If you close on June 1, the seller is debited for the first 151 days of the year, and you receive that credit toward paying the full annual bill when it arrives in the fall. Wake County's base rate is 51.71 cents per $100 of assessed value. City residents in Raleigh, Charlotte, or other municipalities pay both county and municipal rates.
Sample Closing Cost Estimate: $350,000 Purchase
| Item | Estimated Cost | Who Pays |
|---|---|---|
| Down payment (3.5% FHA) | $12,250 | Buyer |
| Due Diligence Fee (paid at contract signing) | $3,000–$10,000 | Buyer (to seller) |
| Lender origination + appraisal | $3,500–$4,500 | Buyer |
| Attorney fees | $500–$1,000 | Buyer |
| Title insurance (owner's + lender's) | $825–$925 | Buyer |
| Prepaid interest and escrows | $2,000–$4,000 | Buyer |
| Excise tax (Revenue Stamps) | $700 | Seller |
| Real estate commission | ~$21,000 | Seller |
| Deed preparation | $250–$400 | Seller |
Total buyer cash at or before closing (excluding escrows): $20,000 to $31,000 on this example.
Negotiating Seller Concessions
In slower markets or with motivated sellers, buyers can negotiate for seller-paid closing cost concessions — money the seller agrees to credit toward your closing costs.
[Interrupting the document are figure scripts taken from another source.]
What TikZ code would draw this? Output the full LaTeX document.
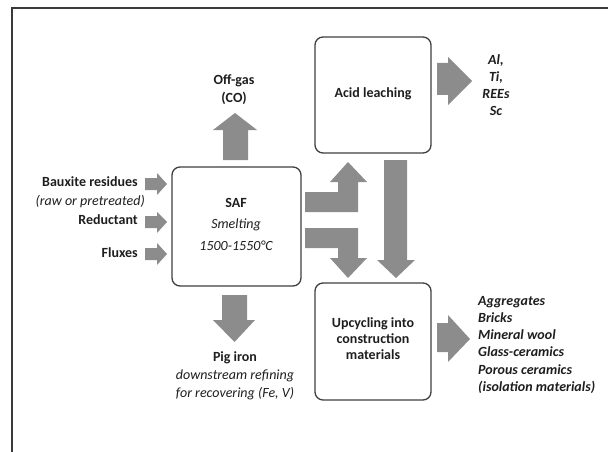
\documentclass[tikz,border=0pt]{standalone}
\usepackage{fontspec}
\setmainfont{Carlito}
\definecolor{arrowgray}{HTML}{8C8C8C}
\definecolor{boxline}{HTML}{3F3F3F}
\definecolor{txt}{HTML}{1E1E1E}
\definecolor{framegray}{HTML}{3A3A3A}
\begin{document}
\begin{tikzpicture}[x=1pt,y=-1pt,
  procbox/.style={draw=boxline,line width=1.3pt,rounded corners=8pt},
  blockarrow/.style={fill=arrowgray,draw=none},
  lbl/.style={text=txt,inner sep=0pt,font=\fontsize{14}{17}\selectfont},
  bl/.style={lbl,font=\fontsize{14}{17}\selectfont\bfseries},
  it/.style={lbl,font=\fontsize{14}{17}\selectfont\itshape},
  bi/.style={lbl,font=\fontsize{14}{17}\selectfont\bfseries\itshape}]
\useasboundingbox (0,0) rectangle (608,452);
% frame
\draw[framegray,line width=1.5pt] (12,452) -- (12,8) -- (608,8);
% boxes
\draw[procbox] (172,167) rectangle (301,286);
\draw[procbox] (315,37) rectangle (431,153);
\draw[procbox] (315,283) rectangle (431,400);
\node (saf) at (236.5,226.5) {};
\node (acid) at (373,95) {};
\node (upc) at (373,341.5) {};
% box texts
\node[bl,anchor=mid] (safT) at (236,205) {SAF};
\node[it,anchor=mid] (safS) at (236,226) {Smelting};
\node[it,anchor=mid] (safR) at (236,248) {1500-1550°C};
\node[bl,anchor=mid] (acidT) at (373,95) {Acid leaching};
\node[bl,anchor=mid] (upc1) at (373,325) {Upcycling into};
\node[bl,anchor=mid] (upc2) at (373,341) {construction};
\node[bl,anchor=mid] (upc3) at (373,357) {materials};
% inputs
\node[bl,anchor=mid east] (bx) at (138,184) {Bauxite residues};
\node[it,anchor=mid east] (raw) at (145,203) {(raw or pretreated)};
\node[bl,anchor=mid east] (red) at (138,222) {Reductant};
\node[bl,anchor=mid east] (flx) at (138,255) {Fluxes};
% off-gas
\node[bl,anchor=mid] (off1) at (234,82) {Off-gas};
\node[bl,anchor=mid] (off2) at (234,100) {(CO)};
% pig iron
\node[bl,anchor=mid] (pig1) at (235,359) {Pig iron};
\node[it,anchor=mid] (pig2) at (235,377) {downstream refining};
\node[it,anchor=mid] (pig3) at (235,395) {for recovering (Fe, V)};
% metals
\node[bi,anchor=mid] (m1) at (496,62) {Al,};
\node[bi,anchor=mid] (m2) at (496,79) {Ti,};
\node[bi,anchor=mid] (m3) at (496,96) {REEs};
\node[bi,anchor=mid] (m4) at (496,113) {Sc};
% products
\node[bi,anchor=mid west] (p1) at (478,303) {Aggregates};
\node[bi,anchor=mid west] (p2) at (478,320) {Bricks};
\node[bi,anchor=mid west] (p3) at (478,337) {Mineral wool};
\node[bi,anchor=mid west] (p4) at (478,354) {Glass-ceramics};
\node[bi,anchor=mid west] (p5) at (478,372) {Porous ceramics};
\node[bi,anchor=mid west] (p6) at (478,389) {(isolation materials)};
% input arrows
\fill[blockarrow] (145,178) -- (157,178) -- (157,173) -- (167,184) -- (157,195) -- (157,190) -- (145,190) -- cycle;
\fill[blockarrow] (145,216) -- (157,216) -- (157,212) -- (167,222) -- (157,233) -- (157,228) -- (145,228) -- cycle;
\fill[blockarrow] (145,248) -- (157,248) -- (157,243) -- (167,254) -- (157,265) -- (157,260) -- (145,260) -- cycle;
% off-gas arrow (up)
\fill[blockarrow] (223,160) -- (223,130) -- (213,130) -- (235,113) -- (257,130) -- (248,130) -- (248,160) -- cycle;
% pig iron arrow (down)
\fill[blockarrow] (222,295) -- (247,295) -- (247,320) -- (255,320) -- (234.5,342) -- (213,320) -- (222,320) -- cycle;
% L arrow up to acid leaching
\fill[blockarrow] (305,192) -- (338,192) -- (338,182) -- (330,182) -- (348,162) -- (367,182) -- (358,182) -- (358,212) -- (305,212) -- cycle;
% L arrow down to upcycling
\fill[blockarrow] (305,228) -- (358,228) -- (358,258) -- (367,258) -- (348,278) -- (330,258) -- (338,258) -- (338,248) -- (305,248) -- cycle;
% acid -> upcycling
\fill[blockarrow] (384,160) -- (407,160) -- (407,260) -- (415,260) -- (396,278) -- (377,260) -- (384,260) -- cycle;
% acid -> metals
\fill[blockarrow] (437,63) -- (448,63) -- (448,57) -- (472,81) -- (448,105) -- (448,95) -- (437,95) -- cycle;
% upcycling -> products
\fill[blockarrow] (437,323) -- (448,323) -- (448,315) -- (470,339) -- (448,362) -- (448,352) -- (437,352) -- cycle;
\end{tikzpicture}
\end{document}
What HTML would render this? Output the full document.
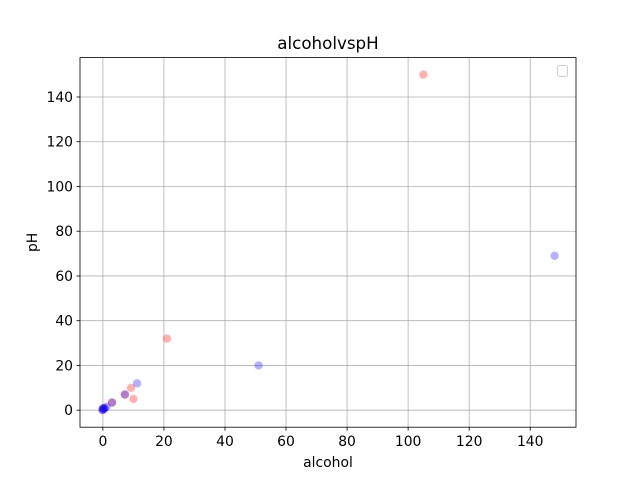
<!DOCTYPE html>
<html><head><meta charset="utf-8"><style>body{margin:0;background:#fff}svg{display:block;font-family:"DejaVu Sans","Liberation Sans",sans-serif}</style></head>
<body>
<svg id="c" width="640" height="480" xmlns="http://www.w3.org/2000/svg"></svg>
<script>
const xTicks=[0,20,40,60,80,100,120,140];
const yTicks=[0,20,40,60,80,100,120,140];
const redX=[105,21,9.2,10,7.2,3,0,0.5];
const redY=[150,32,10,5,7,3.4,0.5,1];
const blueX=[148,51,11.2,7.2,3,1.2,0,0.3,0,0.6,-0.2];
const blueY=[69,20,12,7,3.4,1.5,0,0.5,1,0.8,0.2];
const L=80,R=576,T=57.6,B=427.2,xmin=-7.5,xmax=155,ymin=-7.6,ymax=157.6;
const sx=v=>L+(v-xmin)/(xmax-xmin)*(R-L);
const sy=v=>B-(v-ymin)/(ymax-ymin)*(B-T);
const svg=document.getElementById('c');const NS='http://www.w3.org/2000/svg';
function mk(t,a,p){const e=document.createElementNS(NS,t);for(const k in a)e.setAttribute(k,a[k]);(p||svg).appendChild(e);return e;}
const bg=mk('rect',{x:L,y:T,width:R-L,height:B-T,fill:'#fff'});


xTicks.forEach(t=>{const x=sx(t);
const g=mk('line',{x1:x,x2:x,y1:T,y2:B,stroke:'#b0b0b0','stroke-width':0.8});


mk('line',{x1:x,x2:x,y1:B,y2:B+3.5,stroke:'#000','stroke-width':0.8});
const tx=mk('text',{x:x,y:B+19,'font-size':13.9,'text-anchor':'middle'});tx.textContent=t;

});
yTicks.forEach(t=>{const y=sy(t);
const g=mk('line',{x1:L,x2:R,y1:y,y2:y,stroke:'#b0b0b0','stroke-width':0.8});


mk('line',{x1:L-3.5,x2:L,y1:y,y2:y,stroke:'#000','stroke-width':0.8});
const tx=mk('text',{x:L-7,y:y+5,'font-size':13.9,'text-anchor':'end'});tx.textContent=t;

});
redX.forEach((v,i)=>{const c=mk('circle',{cx:sx(v),cy:sy(redY[i]),r:4.2,fill:'#ff0000','fill-opacity':0.3});

});
blueX.forEach((v,i)=>{const c=mk('circle',{cx:sx(v),cy:sy(blueY[i]),r:4.2,fill:'#0000ff','fill-opacity':0.3});

});
const fr=mk('rect',{x:L,y:T,width:R-L,height:B-T,fill:'none',stroke:'#000','stroke-width':0.8});


const lg=mk('rect',{x:557.5,y:65.5,width:10,height:11,rx:2,fill:'#fff',stroke:'#ccc','stroke-width':1});


const ti=mk('text',{x:(L+R)/2,y:49,'font-size':16.7,'text-anchor':'middle'});ti.textContent='alcoholvspH';


const xl=mk('text',{x:(L+R)/2,y:467,'font-size':13.9,'text-anchor':'middle'});xl.textContent='alcohol';


const yl=mk('text',{x:0,y:0,'font-size':13.9,'text-anchor':'middle',transform:`translate(37,${(T+B)/2}) rotate(-90)`});yl.textContent='pH';


</script>
</body></html>
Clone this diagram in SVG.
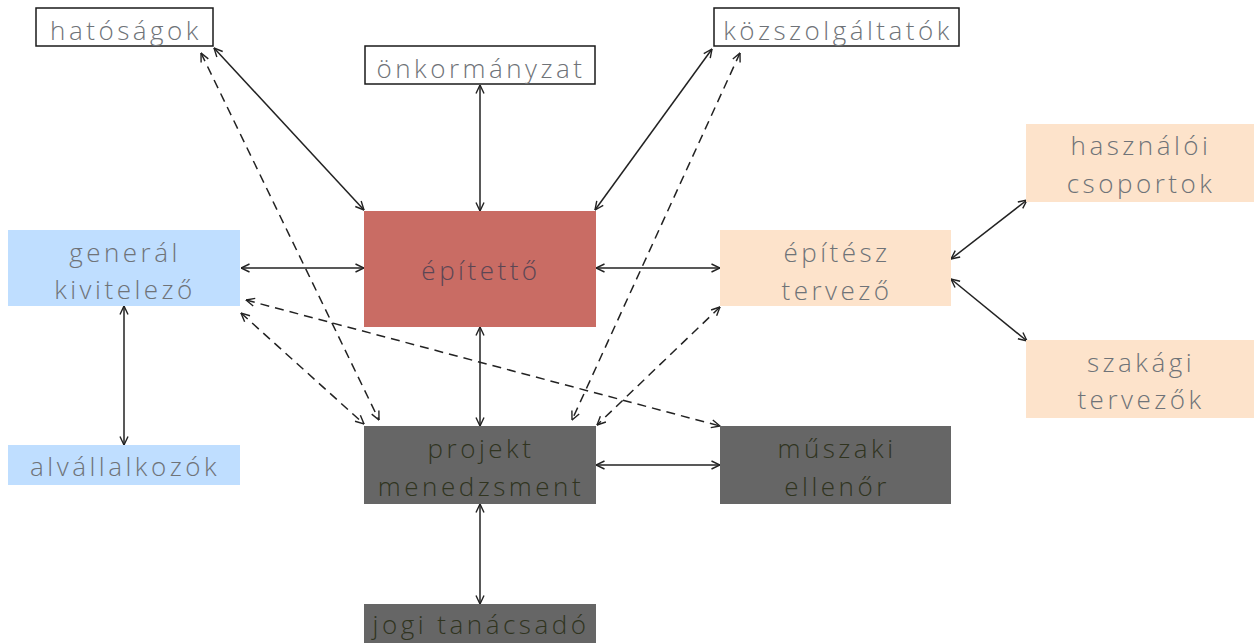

FHA allows sellers to pay up to 6% of the purchase price in concessions; conventional loans cap at 3% for buyers putting less than 10% down.
In competitive markets like the Research Triangle or Charlotte, seller concessions are rare — sellers hold the leverage. In less competitive markets (rural areas, the Triad, some coastal communities in the off-season), asking for $5,000 to $8,000 in concessions is reasonable.
How to Use the Guide
The North Carolina First-Time Home Buyer Guide includes a cash-to-close worksheet that incorporates the Due Diligence Fee alongside standard closing costs, so you have an accurate picture of total cash requirements before making an offer. It also covers how to read the Loan Estimate and Closing Disclosure line by line, and what to do if numbers change between pre-approval and the final settlement statement.
The biggest surprise for most first-time buyers in North Carolina is not any single line item — it is the sum of all the lines, including the one that does not appear on the disclosure at all.